The whys and hows of secure boot
With the proliferation of Internet of Things (IoT) devices, which now span just about every walk of life, from smart cities to wireless jewellery, the need to prioritize security in IoT-style embedded systems has never been greater. The secure boot process is a vital first step in securing any embedded system, a necessary part of your application’s anti-malware fortress. Let’s take a look at the pros and cons, with a focus on one of the most popular processors in electronics – the i.MX6.
What is secure boot?
Secure boot is a process where your OS boot images and code are authenticated against the hardware before they are allowed to be used in the boot process. The hardware is set up beforehand in such a way that it only authenticates code generated using security credentials you trust. In short, it ensures that the boot and OS software is the intended manufacturer version and hasn’t been tampered with by malware or malicious third parties.
Secure boot is applicable for any single-use device, a good example being an e-reader, a popular use of the i.MX6 processor (the i.MX6 Solo and DualLite have an integrated E-Ink display controller, for example), which is intended for specifically reading e-books, rather than general computing. Having a locked-down Linux environment at boot is useful in this case.
Other situations, such as an Android phone, may have trade-offs. Using secure boot would restrict end users from running custom ROMs, for example. Being able to do this may be a feature, or may be desirable based on product placement or security requirements. Essentially, a good time to use secure boot is any case where you don’t want another party to load an operating system or a different bootloader onto your device.
For more integrated systems such as IP cameras running Linux, you would be well advised to use secure boot, as any malicious boot code or operating system software could lead to a situation where the device is made part of a botnet. Or potentially the feed from the camera could be publicly uploaded onto the Internet or otherwise altered so that the feed does not contain the footage wanted by the owner.
Secure boot process on the i.MX6
On the i.MX6, once you have created your boot images, in order to utilize secure boot you would generate a set of secure keys against an SSL certificate generated for this purpose.
These keys are used in the generation of a secure set of commands which are compiled and appended to the boot image using vendor (Freescale, now NXP) -supplied tools. The processor will then take your first stage bootloader and authenticate the certificate data generated by the secure boot compilation tools using your certificates.
If the key data in your boot image that’s written to your boot media matches the key data stored in the secure storage in the processor, the secure commands will be executed, which will then check a cryptographic hash of your images to make sure they match what the secure commands say they should be. If they do match, the processor will load and execute your boot image.
Once this process has passed through the CPU's internal bootloader, you can still call into the secure boot library from your bootloader code. This allows you to load your operating system image and authenticate it in the same way that the CPU bootloader authenticates your software bootloader.
At the end of this process, the OS has booted in a verified secure environment. You know that it’s legitimate because every stage has passed the test of being authenticated against the key hashes that are in the processor.

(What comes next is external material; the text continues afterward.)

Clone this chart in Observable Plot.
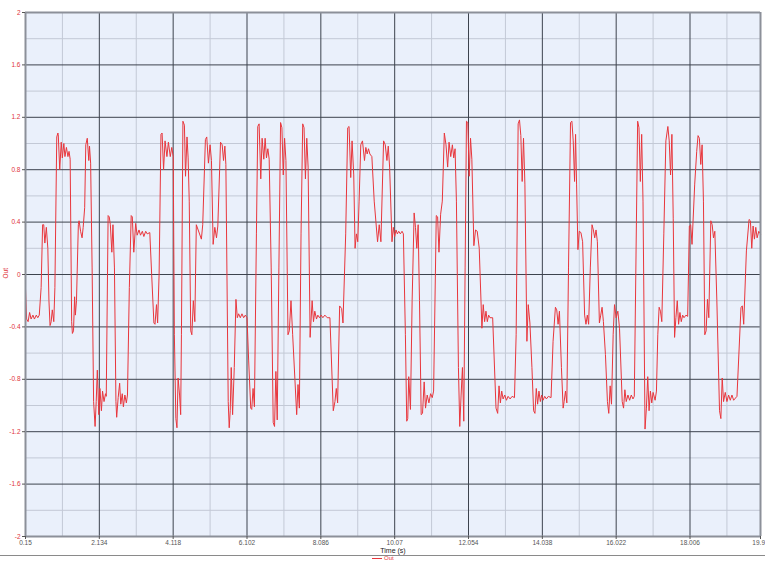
<!DOCTYPE html>
<html>
<head>
<meta charset="utf-8">
<script src="https://cdn.jsdelivr.net/npm/d3@7"></script>
<script src="https://cdn.jsdelivr.net/npm/@observablehq/plot@0.6"></script>
<style>
  html, body { margin: 0; padding: 0; background: #fff; }
  #chart { width: 765px; height: 555px; }
  #legend { width: 765px; height: 7px; border-top: 1px solid #8a8a8a; position: relative;
            font-family: "Liberation Sans", Arial, sans-serif; font-size: 6px; color: #e8363c; }
  #legend .item { position: absolute; left: 372px; top: -1px; line-height: 7px; white-space: nowrap; }
  #legend .swatch { display: inline-block; width: 10px; height: 1px; background: #e8363c; vertical-align: middle; margin-right: 2px; }
</style>
</head>
<body>
<div id="chart"></div>
<div id="legend"><span class="item"><span class="swatch"></span>Out</span></div>
<script>
const xTicks = [0.15, 2.134, 4.118, 6.102, 8.086, 10.07, 12.054, 14.038, 16.022, 18.006, 19.9];
const xMinor = [1.142, 3.126, 5.11, 7.094, 9.078, 11.062, 13.046, 15.03, 17.014, 18.998];
const yTicks = [-2, -1.6, -1.2, -0.8, -0.4, 0, 0.4, 0.8, 1.2, 1.6, 2];
const yMinor = [-1.8, -1.4, -1.0, -0.6, -0.2, 0.2, 0.6, 1.0, 1.4, 1.8];
const xLabel = "Time (s)";
const yLabel = "Out";

const time = [
0.15,0.18,0.22,0.26,0.30,0.35,0.39,0.44,0.48,0.52,0.57,0.61,0.64,0.67,0.71,0.75,0.78,0.81,0.84,0.87,0.91,0.94,
0.99,1.02,1.03,1.07,1.11,1.14,1.18,1.21,1.25,1.29,1.32,1.35,1.39,1.41,1.44,1.47,1.49,1.52,1.57,1.59,1.63,1.67,1.70,1.74,
1.77,1.81,1.85,1.87,1.90,1.94,1.98,2.02,2.05,2.08,2.12,2.15,2.19,2.22,2.26,2.30,2.32,2.37,2.40,2.43,2.47,2.50,2.54,2.58,
2.60,2.64,2.68,2.71,2.75,2.78,2.82,2.86,2.89,2.94,2.99,3.02,3.06,3.11,3.15,3.20,3.24,3.29,3.33,3.38,3.42,3.49,3.54,3.60,
3.63,3.67,3.70,3.74,3.79,3.82,3.86,3.90,3.95,3.99,4.04,4.08,4.12,4.15,4.19,4.22,4.25,4.29,4.32,4.34,4.38,4.42,4.45,4.49,
4.52,4.55,4.59,4.62,4.66,4.70,4.74,
4.876,4.912,4.984,5.020,5.065,5.110,5.147,5.192,5.237,5.282,5.318,5.390,5.435,5.471,5.507,5.534,5.597,5.624,5.651,5.678,
5.715,5.760,5.805,5.841,5.877,5.922,5.967,6.012,6.057,6.102,6.147,6.202,6.229,6.265,6.301,6.355,6.391,6.427,6.472,6.508,
6.553,6.589,6.625,6.662,6.698,6.752,6.806,6.842,6.878,6.914,6.959,7.004,7.040,7.076,7.112,7.148,7.203,7.239,7.284,7.329,
7.437,7.473,7.509,7.554,7.599,7.635,7.672,7.708,7.744,7.798,7.852,7.888,7.924,7.969,8.005,8.050,8.095,8.140,8.194,8.258,
8.330,8.420,8.465,8.501,8.537,8.591,8.645,8.681,8.754,8.808,8.844,8.889,8.925,8.970,9.006,9.042,9.078,9.114,9.159,9.205,
9.259,9.295,9.331,9.367,9.403,9.457,9.520,9.610,9.655,9.700,
9.772,9.817,9.862,9.898,9.934,9.998,10.034,10.070,10.106,10.142,10.178,10.223,10.268,10.304,10.358,10.394,10.421,10.448,
10.494,10.539,10.593,10.629,10.665,10.701,10.737,10.782,10.818,10.863,10.899,10.944,10.990,11.035,11.080,11.116,11.188,
11.224,11.260,11.305,11.350,11.404,11.449,11.494,11.531,11.576,11.621,11.657,11.693,11.729,11.783,11.819,11.855,11.891,
11.927,11.963,11.999,12.036,12.072,12.108,12.144,12.198,12.243,12.288,12.342,12.414,12.450,12.487,12.523,12.559,12.595,
12.631,12.703,12.793,12.838,12.874,12.910,12.946,12.983,13.028,13.073,13.118,13.172,13.226,13.289,13.334,13.388,13.424,
13.460,13.496,13.532,13.569,13.623,13.659,13.704,13.758,13.803,13.839,13.875,13.911,13.947,13.984,14.020,14.056,14.101,
14.146,14.200,14.272,14.326,14.389,14.425,14.461,14.497,14.551,14.597,
14.624,14.660,14.696,14.741,14.795,14.832,14.868,14.904,14.931,14.958,14.994,15.030,15.075,15.120,15.174,15.210,15.246,
15.282,15.327,15.373,15.409,15.445,15.481,15.517,15.571,15.607,15.643,15.679,15.733,15.787,15.823,15.860,15.896,15.941,
15.977,16.022,16.067,16.112,16.184,16.220,16.256,16.292,16.338,16.383,16.428,16.473,16.509,16.599,16.635,16.671,16.707,
16.743,16.797,16.834,16.870,16.906,16.942,16.978,17.014,17.068,17.104,17.140,17.176,17.212,17.248,17.302,17.357,17.411,
17.447,17.483,17.519,17.555,17.591,17.627,17.663,17.699,17.735,17.771,17.808,17.844,17.898,17.943,17.988,18.024,18.060,
18.132,18.186,18.222,18.258,18.295,18.331,18.367,18.403,18.439,18.475,18.511,18.565,18.601,18.637,18.673,18.727,18.799,
18.835,18.871,18.907,18.953,18.998,19.043,19.088,19.133,19.178,19.268,19.376,19.412,19.449,19.521,19.593,19.629,19.665,
19.701,19.737,19.773,19.809,19.854,19.9
];

const out = [
-0.11,-0.34,-0.36,-0.29,-0.34,-0.31,-0.34,-0.31,-0.33,-0.31,-0.10,0.38,0.38,0.24,0.36,0.20,-0.20,-0.39,-0.36,-0.27,-0.36,-0.10,
1.05,1.08,1.07,0.80,1.01,0.89,1.00,0.90,0.97,0.90,0.94,0.88,-0.36,-0.45,-0.43,-0.17,-0.31,-0.20,0.38,0.41,0.33,0.28,0.36,0.51,
0.99,1.04,0.87,0.98,0.85,0.05,-0.97,-1.16,-0.97,-0.73,-1.07,-0.87,-1.04,-0.89,-0.97,-0.91,-0.93,0.45,0.44,0.38,0.17,0.38,0.05,-0.97,
-1.09,-0.94,-0.83,-0.99,-0.91,-1.01,-0.92,-0.98,-0.92,-0.10,0.45,0.44,0.17,0.39,0.30,0.34,0.30,0.33,0.29,0.33,0.31,0.32,0.00,-0.37,
-0.38,-0.23,-0.37,0.00,1.07,1.08,0.80,1.02,0.90,1.01,0.90,0.97,0.90,-0.46,-1.10,-1.17,-0.79,-0.92,-1.07,-0.46,1.17,1.14,0.75,1.05,
0.89,0.56,-0.43,-0.46,-0.20,-0.36,0.38,
0.27,0.38,1.03,1.05,0.85,0.99,0.87,0.23,0.36,0.28,0.37,1.01,0.99,0.87,0.98,0.84,-0.97,-1.17,-1.04,-0.71,
-1.07,-0.71,-0.19,-0.33,-0.30,-0.33,-0.30,-0.33,-0.31,-0.33,-0.66,-1.02,-1.03,-0.87,-1.01,0.31,1.13,1.15,0.73,1.04,
0.88,1.04,0.89,0.96,0.88,0.05,-1.13,-1.16,-0.74,-1.11,0.05,1.16,1.12,0.76,1.04,0.87,-0.46,-0.43,-0.20,-0.46,
-1.07,-0.84,-1.02,0.31,1.15,1.12,0.73,1.04,0.82,-0.48,-0.20,-0.36,-0.28,-0.34,-0.31,-0.33,-0.31,-0.33,-0.31,-0.33,
-0.33,-1.04,-0.97,-0.87,-0.98,-0.24,-0.26,-0.37,0.31,1.12,1.13,0.74,1.02,0.76,0.20,0.31,0.25,0.56,0.99,1.02,
0.87,0.97,0.92,0.96,0.92,0.90,0.56,0.25,0.38,0.25,
1.02,0.99,0.87,0.98,0.82,0.25,0.36,0.29,0.34,0.31,0.33,0.31,0.33,0.31,-0.46,-1.12,-1.10,-0.78,
-1.03,-0.20,0.47,0.36,0.20,0.38,-0.20,-1.07,-1.06,-0.82,-1.02,-0.92,-0.98,-0.91,-0.94,-0.89,0.45,
0.44,0.17,0.46,0.56,1.08,0.99,0.82,1.01,0.90,0.99,0.89,0.96,0.56,-0.71,-1.16,-0.92,-0.71,
-1.12,0.05,1.17,1.16,0.75,1.04,0.88,0.22,0.34,0.33,0.20,-0.41,-0.23,-0.36,-0.28,-0.36,-0.31,
-0.33,-0.33,-1.02,-1.06,-0.85,-0.98,-0.89,-0.95,-0.92,-0.96,-0.93,-0.95,-0.93,-0.94,-0.46,1.15,1.18,
1.06,0.71,1.04,0.69,-0.51,-0.23,-0.37,-0.71,-1.04,-1.06,-0.87,-0.99,-0.89,-0.97,-0.92,-0.96,-0.93,
-0.95,-0.93,-0.94,-0.51,-0.25,-0.27,-0.38,-0.28,-0.71,-1.02,
-0.97,-0.89,-0.98,0.05,1.16,1.17,1.02,0.71,1.07,0.69,0.19,0.33,0.32,0.25,-0.31,-0.38,-0.31,
-0.38,0.05,0.38,0.34,0.28,0.34,0.25,-0.37,-0.31,-0.25,-0.36,-0.61,-0.97,-1.06,-0.85,-0.99,-0.46,
-0.23,-0.33,-0.28,-0.41,-0.97,-1.02,-0.88,-0.97,-0.92,-0.96,-0.92,-0.95,-0.93,1.17,1.12,0.71,1.07,
0.56,-1.18,-1.02,-0.78,-1.04,-0.89,-0.98,-0.90,-0.96,-0.89,-0.46,-0.25,-0.28,-0.36,0.31,1.02,1.13,
1.02,0.76,1.07,0.43,-0.48,-0.33,-0.20,-0.38,-0.29,-0.36,-0.31,-0.33,-0.31,-0.32,0.37,0.38,0.23,
0.69,0.94,1.06,1.04,0.84,0.99,0.56,-0.46,-0.43,-0.19,-0.33,0.41,0.38,0.28,0.33,-0.20,-1.04,
-1.10,-0.79,-0.97,-0.90,-0.97,-0.92,-0.96,-0.92,-0.96,-0.93,-0.25,-0.24,-0.38,0.18,0.42,0.41,0.20,
0.37,0.27,0.36,0.28,0.33,0.31
];

const data = time.map((t, i) => ({t, v: out[i]}));
const fmt = d => String(d);
const lastX = xTicks[xTicks.length - 1];

const chart = Plot.plot({
  width: 765,
  height: 555,
  marginLeft: 25,
  marginRight: 5,
  marginTop: 12,
  marginBottom: 19,
  style: {fontFamily: "'Liberation Sans', Arial, sans-serif", fontSize: "6.5px", background: "#fff", overflow: "visible"},
  x: {domain: [0.15, 19.9]},
  y: {domain: [-2, 2]},
  marks: [
    Plot.frame({fill: "#eaf0fb", stroke: null}),
    Plot.ruleX(xMinor, {stroke: "#c3c9d6", strokeWidth: 1}),
    Plot.ruleY(yMinor, {stroke: "#c3c9d6", strokeWidth: 1}),
    Plot.ruleX(xTicks.slice(1, -1), {stroke: "#3d434e", strokeWidth: 1}),
    Plot.ruleY(yTicks.slice(1, -1), {stroke: "#3d434e", strokeWidth: 1}),
    Plot.line(data, {x: "t", y: "v", stroke: "#e8363c", strokeWidth: 1}),
    Plot.ruleX([xTicks[0], lastX], {stroke: "#8c9099", strokeWidth: 2}),
    Plot.ruleY([yTicks[0], yTicks[yTicks.length - 1]], {stroke: "#8c9099", strokeWidth: 2}),
    Plot.axisX(xTicks, {tickSize: 3, tickPadding: 1, tickFormat: d => d === lastX ? "" : fmt(d), label: null, fill: "#555", stroke: "#555"}),
    Plot.text([lastX], {x: d => d, frameAnchor: "bottom", lineAnchor: "top", textAnchor: "end", dx: 4.5, dy: 4, text: d => fmt(d), fill: "#555"}),
    Plot.axisY(yTicks, {tickSize: 3, tickPadding: 2, tickFormat: fmt, label: null, fill: "#e0343a", stroke: "#555"}),
    Plot.text([xLabel], {frameAnchor: "bottom", dy: 16, fill: "#222", fontSize: 7}),
    Plot.text([yLabel], {frameAnchor: "left", dx: -20, dy: 4, rotate: -90, fill: "#e0343a", fontSize: 6.5})
  ]
});
document.getElementById("chart").appendChild(chart);
</script>
</body>
</html>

Underlying this process from a security perspective, root keys are generated from your SSL certificate, hashed, and burned into the CPU in a one-time programmable process. Once that key has been burned into the processor, it cannot be changed - one of the reasons it is secure.

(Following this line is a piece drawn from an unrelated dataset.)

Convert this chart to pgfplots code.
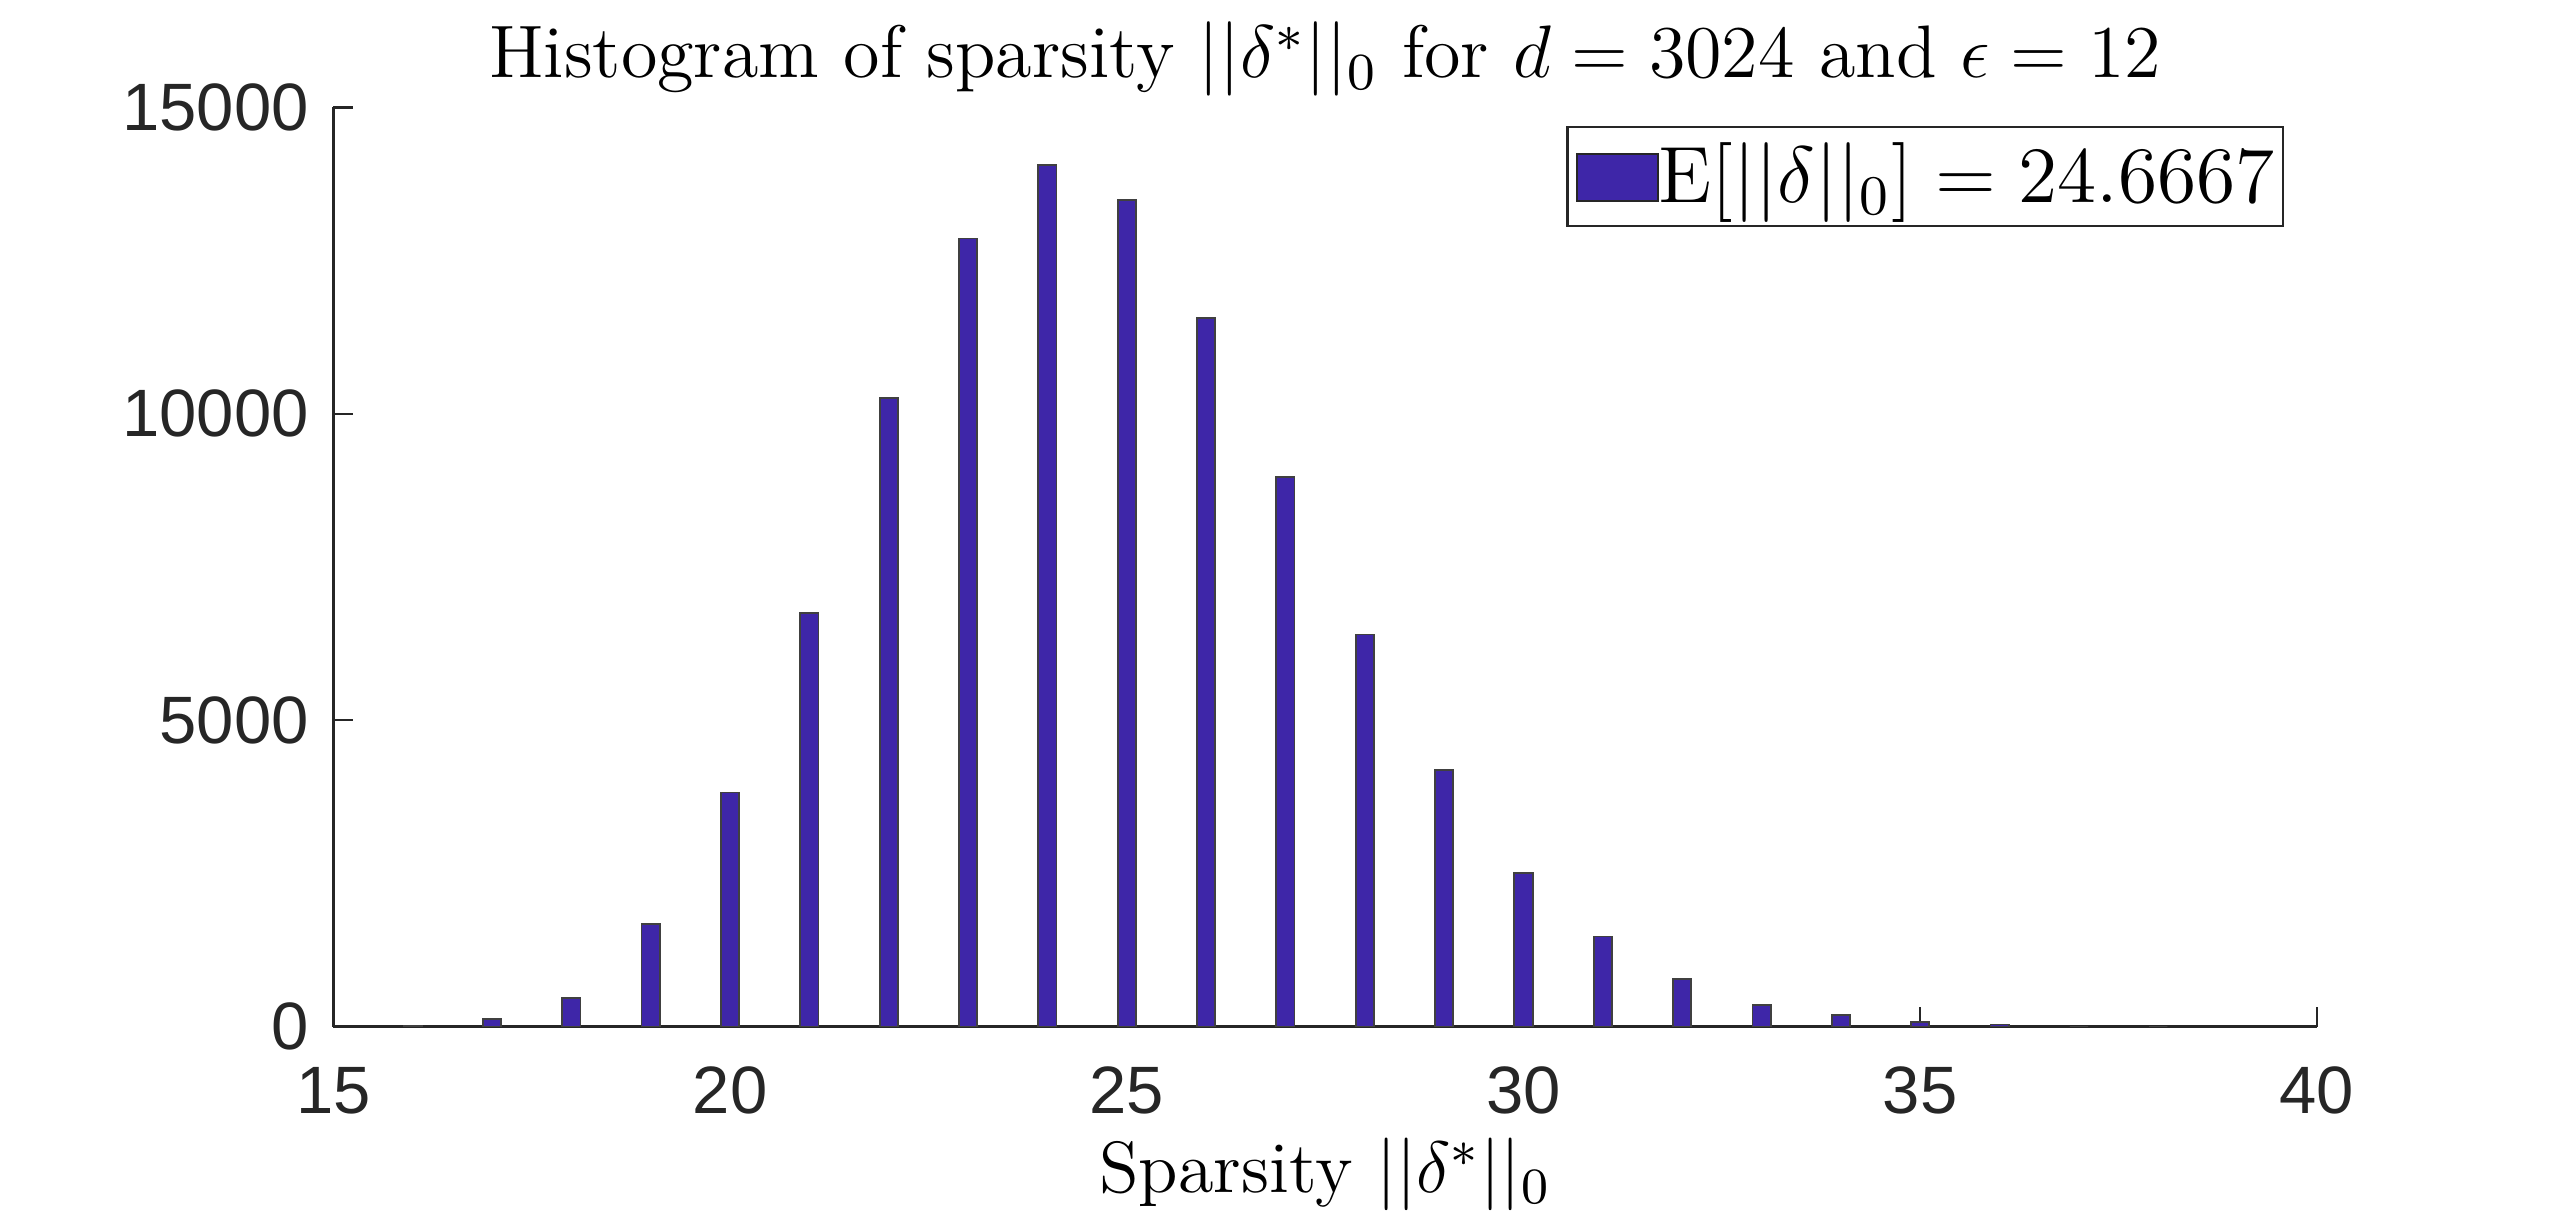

Your boot images are also signed against this key and the data generated from this signing process is combined with your image. The processor checks your image key with its key and, if those match, it checks the image against the key that was just matched with the processor. If that matches, the image is executed. This takes you up the chain, from CPU bootloader to a normal bootloader to the operating system.
Of course, this is i.MX6 specific and there are different flavors of secure boot, such as X86 with UEFI secure boot, but we’ll stick to i.MX6 for clarity here.
Leveraging the hardware
The i.MX6 hardware suite has a number of specific security mechanisms that are of benefit here. The key part of these for secure boot is the one-time fuses used in burning your key. Once they’re blown, they cannot be unblown, so once you’ve burned your key, your key hash is permanent. Multiple keys can be combined into one key hash as well, so you can revoke a key if it has been compromised.
Another function of system security is the CPU internal bootloader, a static piece of code which has also been security tested. This is a key foundation in maintaining a chain of security up to the operating system level.
In addition, the i.MX6 has a hardware cryptographic algorithm accelerator. Algorithms such as AES hashing, Triple DES hashing, SHA1, SHA256, can be accelerated by the processor, which speeds secure operations considerably.